──────── DATA PROVIDED
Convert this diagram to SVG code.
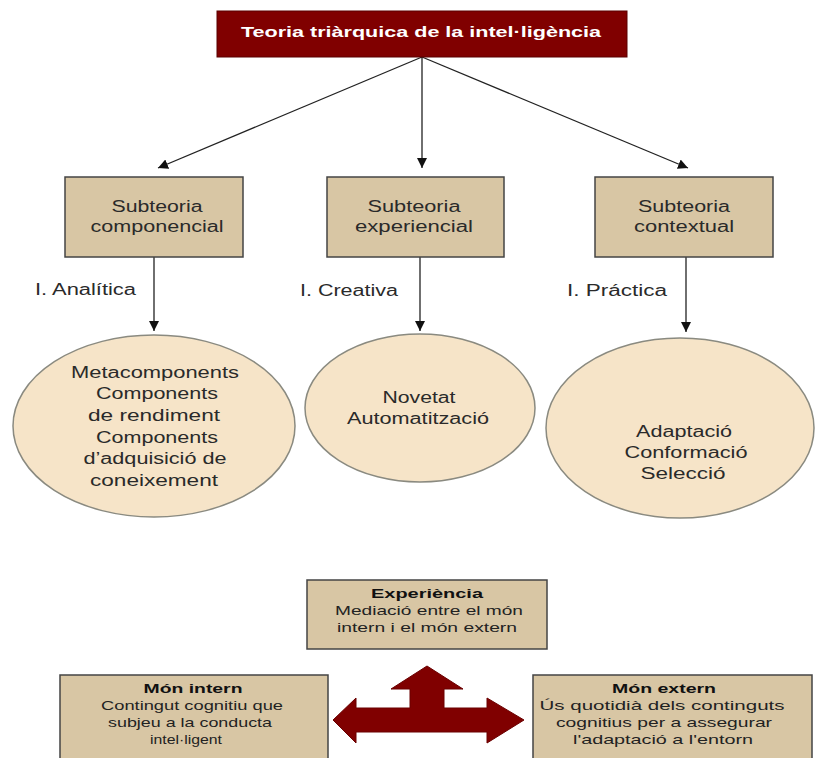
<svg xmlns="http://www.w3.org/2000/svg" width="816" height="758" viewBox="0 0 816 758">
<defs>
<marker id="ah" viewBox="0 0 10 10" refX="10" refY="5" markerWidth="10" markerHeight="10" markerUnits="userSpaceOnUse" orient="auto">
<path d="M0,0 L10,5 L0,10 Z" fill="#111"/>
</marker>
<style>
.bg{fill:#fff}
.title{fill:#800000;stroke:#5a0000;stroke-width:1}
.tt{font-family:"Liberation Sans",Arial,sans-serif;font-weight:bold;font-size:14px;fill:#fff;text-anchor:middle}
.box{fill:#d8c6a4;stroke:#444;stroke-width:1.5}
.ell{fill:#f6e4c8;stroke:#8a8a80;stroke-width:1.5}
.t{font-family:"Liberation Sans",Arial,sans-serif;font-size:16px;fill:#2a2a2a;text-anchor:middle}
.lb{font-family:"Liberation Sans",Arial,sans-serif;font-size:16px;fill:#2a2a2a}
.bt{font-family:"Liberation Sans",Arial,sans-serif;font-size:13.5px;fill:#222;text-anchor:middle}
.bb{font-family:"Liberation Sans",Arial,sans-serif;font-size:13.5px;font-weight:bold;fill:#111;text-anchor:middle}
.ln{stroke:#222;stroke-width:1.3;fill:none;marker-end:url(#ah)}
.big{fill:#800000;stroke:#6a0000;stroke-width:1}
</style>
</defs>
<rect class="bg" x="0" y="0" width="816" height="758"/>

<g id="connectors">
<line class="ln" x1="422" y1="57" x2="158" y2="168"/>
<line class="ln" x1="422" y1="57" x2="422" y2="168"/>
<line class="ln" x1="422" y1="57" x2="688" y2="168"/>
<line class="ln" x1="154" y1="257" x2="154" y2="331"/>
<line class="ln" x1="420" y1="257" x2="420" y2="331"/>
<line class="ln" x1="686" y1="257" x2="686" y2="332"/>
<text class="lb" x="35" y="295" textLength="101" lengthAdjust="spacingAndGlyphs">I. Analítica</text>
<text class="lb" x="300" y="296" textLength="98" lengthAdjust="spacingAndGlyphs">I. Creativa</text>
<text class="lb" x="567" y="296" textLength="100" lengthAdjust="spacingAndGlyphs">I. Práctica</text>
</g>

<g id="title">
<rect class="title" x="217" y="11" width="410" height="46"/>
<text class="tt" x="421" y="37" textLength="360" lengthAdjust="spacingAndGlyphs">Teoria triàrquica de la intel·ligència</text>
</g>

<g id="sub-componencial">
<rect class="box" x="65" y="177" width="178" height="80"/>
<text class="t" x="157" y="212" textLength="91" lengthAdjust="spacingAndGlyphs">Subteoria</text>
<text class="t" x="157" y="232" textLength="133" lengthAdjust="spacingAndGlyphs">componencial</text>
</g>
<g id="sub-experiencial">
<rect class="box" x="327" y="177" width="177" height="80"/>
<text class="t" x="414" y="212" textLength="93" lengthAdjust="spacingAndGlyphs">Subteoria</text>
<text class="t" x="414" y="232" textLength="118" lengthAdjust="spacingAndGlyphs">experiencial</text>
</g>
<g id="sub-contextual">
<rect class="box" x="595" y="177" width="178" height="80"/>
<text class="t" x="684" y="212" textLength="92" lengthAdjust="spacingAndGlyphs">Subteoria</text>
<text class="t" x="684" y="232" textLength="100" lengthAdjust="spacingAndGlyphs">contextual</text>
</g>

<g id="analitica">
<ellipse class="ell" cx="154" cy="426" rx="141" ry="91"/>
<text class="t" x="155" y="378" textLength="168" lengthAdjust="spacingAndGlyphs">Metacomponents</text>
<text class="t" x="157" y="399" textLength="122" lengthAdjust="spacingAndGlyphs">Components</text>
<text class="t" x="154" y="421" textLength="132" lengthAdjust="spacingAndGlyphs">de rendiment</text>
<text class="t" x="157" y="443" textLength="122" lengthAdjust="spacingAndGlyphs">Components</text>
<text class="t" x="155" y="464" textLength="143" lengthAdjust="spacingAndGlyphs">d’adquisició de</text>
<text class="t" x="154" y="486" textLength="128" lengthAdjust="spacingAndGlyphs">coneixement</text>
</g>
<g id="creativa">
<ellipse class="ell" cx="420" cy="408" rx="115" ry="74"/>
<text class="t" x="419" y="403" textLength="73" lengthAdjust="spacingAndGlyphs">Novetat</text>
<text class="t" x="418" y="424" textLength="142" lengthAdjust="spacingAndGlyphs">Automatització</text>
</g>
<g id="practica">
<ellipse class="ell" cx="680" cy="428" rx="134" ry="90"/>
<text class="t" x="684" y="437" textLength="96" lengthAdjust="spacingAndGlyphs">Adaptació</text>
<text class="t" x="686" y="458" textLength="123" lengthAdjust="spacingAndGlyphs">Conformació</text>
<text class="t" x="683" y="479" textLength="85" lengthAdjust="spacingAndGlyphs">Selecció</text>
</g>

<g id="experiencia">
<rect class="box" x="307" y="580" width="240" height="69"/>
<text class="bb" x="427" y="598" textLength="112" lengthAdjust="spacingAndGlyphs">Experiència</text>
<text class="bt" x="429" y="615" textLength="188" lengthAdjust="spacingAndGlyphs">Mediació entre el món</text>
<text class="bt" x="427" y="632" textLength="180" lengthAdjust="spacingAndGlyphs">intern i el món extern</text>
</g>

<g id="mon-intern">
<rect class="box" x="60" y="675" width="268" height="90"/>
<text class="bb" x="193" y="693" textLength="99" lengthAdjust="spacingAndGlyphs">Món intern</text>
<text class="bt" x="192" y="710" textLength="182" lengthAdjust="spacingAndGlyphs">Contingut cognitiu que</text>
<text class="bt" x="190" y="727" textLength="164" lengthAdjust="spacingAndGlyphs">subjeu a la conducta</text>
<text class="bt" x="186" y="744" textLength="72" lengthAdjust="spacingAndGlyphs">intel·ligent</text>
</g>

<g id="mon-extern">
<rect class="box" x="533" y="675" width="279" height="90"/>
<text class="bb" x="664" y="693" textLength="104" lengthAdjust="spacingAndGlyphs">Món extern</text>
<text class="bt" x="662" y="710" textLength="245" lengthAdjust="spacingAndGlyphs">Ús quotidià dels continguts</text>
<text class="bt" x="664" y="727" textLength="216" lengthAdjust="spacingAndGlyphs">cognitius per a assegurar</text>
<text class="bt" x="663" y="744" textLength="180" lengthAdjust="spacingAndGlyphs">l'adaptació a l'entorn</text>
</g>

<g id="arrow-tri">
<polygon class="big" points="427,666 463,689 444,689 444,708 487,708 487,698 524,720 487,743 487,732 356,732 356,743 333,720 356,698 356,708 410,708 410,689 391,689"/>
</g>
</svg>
────────────────
**WHAT TO DO**
Write out each line again precisely as it appears, skipping every picture.

**FULL RESPONSE**
Convert this diagram to SVG code.
<svg xmlns="http://www.w3.org/2000/svg" width="816" height="758" viewBox="0 0 816 758">
<defs>
<marker id="ah" viewBox="0 0 10 10" refX="10" refY="5" markerWidth="10" markerHeight="10" markerUnits="userSpaceOnUse" orient="auto">
<path d="M0,0 L10,5 L0,10 Z" fill="#111"/>
</marker>
<style>
.bg{fill:#fff}
.title{fill:#800000;stroke:#5a0000;stroke-width:1}
.tt{font-family:"Liberation Sans",Arial,sans-serif;font-weight:bold;font-size:14px;fill:#fff;text-anchor:middle}
.box{fill:#d8c6a4;stroke:#444;stroke-width:1.5}
.ell{fill:#f6e4c8;stroke:#8a8a80;stroke-width:1.5}
.t{font-family:"Liberation Sans",Arial,sans-serif;font-size:16px;fill:#2a2a2a;text-anchor:middle}
.lb{font-family:"Liberation Sans",Arial,sans-serif;font-size:16px;fill:#2a2a2a}
.bt{font-family:"Liberation Sans",Arial,sans-serif;font-size:13.5px;fill:#222;text-anchor:middle}
.bb{font-family:"Liberation Sans",Arial,sans-serif;font-size:13.5px;font-weight:bold;fill:#111;text-anchor:middle}
.ln{stroke:#222;stroke-width:1.3;fill:none;marker-end:url(#ah)}
.big{fill:#800000;stroke:#6a0000;stroke-width:1}
</style>
</defs>
<rect class="bg" x="0" y="0" width="816" height="758"/>

<g id="connectors">
<line class="ln" x1="422" y1="57" x2="158" y2="168"/>
<line class="ln" x1="422" y1="57" x2="422" y2="168"/>
<line class="ln" x1="422" y1="57" x2="688" y2="168"/>
<line class="ln" x1="154" y1="257" x2="154" y2="331"/>
<line class="ln" x1="420" y1="257" x2="420" y2="331"/>
<line class="ln" x1="686" y1="257" x2="686" y2="332"/>
<text class="lb" x="35" y="295" textLength="101" lengthAdjust="spacingAndGlyphs">I. Analítica</text>
<text class="lb" x="300" y="296" textLength="98" lengthAdjust="spacingAndGlyphs">I. Creativa</text>
<text class="lb" x="567" y="296" textLength="100" lengthAdjust="spacingAndGlyphs">I. Práctica</text>
</g>

<g id="title">
<rect class="title" x="217" y="11" width="410" height="46"/>
<text class="tt" x="421" y="37" textLength="360" lengthAdjust="spacingAndGlyphs">Teoria triàrquica de la intel·ligència</text>
</g>

<g id="sub-componencial">
<rect class="box" x="65" y="177" width="178" height="80"/>
<text class="t" x="157" y="212" textLength="91" lengthAdjust="spacingAndGlyphs">Subteoria</text>
<text class="t" x="157" y="232" textLength="133" lengthAdjust="spacingAndGlyphs">componencial</text>
</g>
<g id="sub-experiencial">
<rect class="box" x="327" y="177" width="177" height="80"/>
<text class="t" x="414" y="212" textLength="93" lengthAdjust="spacingAndGlyphs">Subteoria</text>
<text class="t" x="414" y="232" textLength="118" lengthAdjust="spacingAndGlyphs">experiencial</text>
</g>
<g id="sub-contextual">
<rect class="box" x="595" y="177" width="178" height="80"/>
<text class="t" x="684" y="212" textLength="92" lengthAdjust="spacingAndGlyphs">Subteoria</text>
<text class="t" x="684" y="232" textLength="100" lengthAdjust="spacingAndGlyphs">contextual</text>
</g>

<g id="analitica">
<ellipse class="ell" cx="154" cy="426" rx="141" ry="91"/>
<text class="t" x="155" y="378" textLength="168" lengthAdjust="spacingAndGlyphs">Metacomponents</text>
<text class="t" x="157" y="399" textLength="122" lengthAdjust="spacingAndGlyphs">Components</text>
<text class="t" x="154" y="421" textLength="132" lengthAdjust="spacingAndGlyphs">de rendiment</text>
<text class="t" x="157" y="443" textLength="122" lengthAdjust="spacingAndGlyphs">Components</text>
<text class="t" x="155" y="464" textLength="143" lengthAdjust="spacingAndGlyphs">d’adquisició de</text>
<text class="t" x="154" y="486" textLength="128" lengthAdjust="spacingAndGlyphs">coneixement</text>
</g>
<g id="creativa">
<ellipse class="ell" cx="420" cy="408" rx="115" ry="74"/>
<text class="t" x="419" y="403" textLength="73" lengthAdjust="spacingAndGlyphs">Novetat</text>
<text class="t" x="418" y="424" textLength="142" lengthAdjust="spacingAndGlyphs">Automatització</text>
</g>
<g id="practica">
<ellipse class="ell" cx="680" cy="428" rx="134" ry="90"/>
<text class="t" x="684" y="437" textLength="96" lengthAdjust="spacingAndGlyphs">Adaptació</text>
<text class="t" x="686" y="458" textLength="123" lengthAdjust="spacingAndGlyphs">Conformació</text>
<text class="t" x="683" y="479" textLength="85" lengthAdjust="spacingAndGlyphs">Selecció</text>
</g>

<g id="experiencia">
<rect class="box" x="307" y="580" width="240" height="69"/>
<text class="bb" x="427" y="598" textLength="112" lengthAdjust="spacingAndGlyphs">Experiència</text>
<text class="bt" x="429" y="615" textLength="188" lengthAdjust="spacingAndGlyphs">Mediació entre el món</text>
<text class="bt" x="427" y="632" textLength="180" lengthAdjust="spacingAndGlyphs">intern i el món extern</text>
</g>

<g id="mon-intern">
<rect class="box" x="60" y="675" width="268" height="90"/>
<text class="bb" x="193" y="693" textLength="99" lengthAdjust="spacingAndGlyphs">Món intern</text>
<text class="bt" x="192" y="710" textLength="182" lengthAdjust="spacingAndGlyphs">Contingut cognitiu que</text>
<text class="bt" x="190" y="727" textLength="164" lengthAdjust="spacingAndGlyphs">subjeu a la conducta</text>
<text class="bt" x="186" y="744" textLength="72" lengthAdjust="spacingAndGlyphs">intel·ligent</text>
</g>

<g id="mon-extern">
<rect class="box" x="533" y="675" width="279" height="90"/>
<text class="bb" x="664" y="693" textLength="104" lengthAdjust="spacingAndGlyphs">Món extern</text>
<text class="bt" x="662" y="710" textLength="245" lengthAdjust="spacingAndGlyphs">Ús quotidià dels continguts</text>
<text class="bt" x="664" y="727" textLength="216" lengthAdjust="spacingAndGlyphs">cognitius per a assegurar</text>
<text class="bt" x="663" y="744" textLength="180" lengthAdjust="spacingAndGlyphs">l'adaptació a l'entorn</text>
</g>

<g id="arrow-tri">
<polygon class="big" points="427,666 463,689 444,689 444,708 487,708 487,698 524,720 487,743 487,732 356,732 356,743 333,720 356,698 356,708 410,708 410,689 391,689"/>
</g>
</svg>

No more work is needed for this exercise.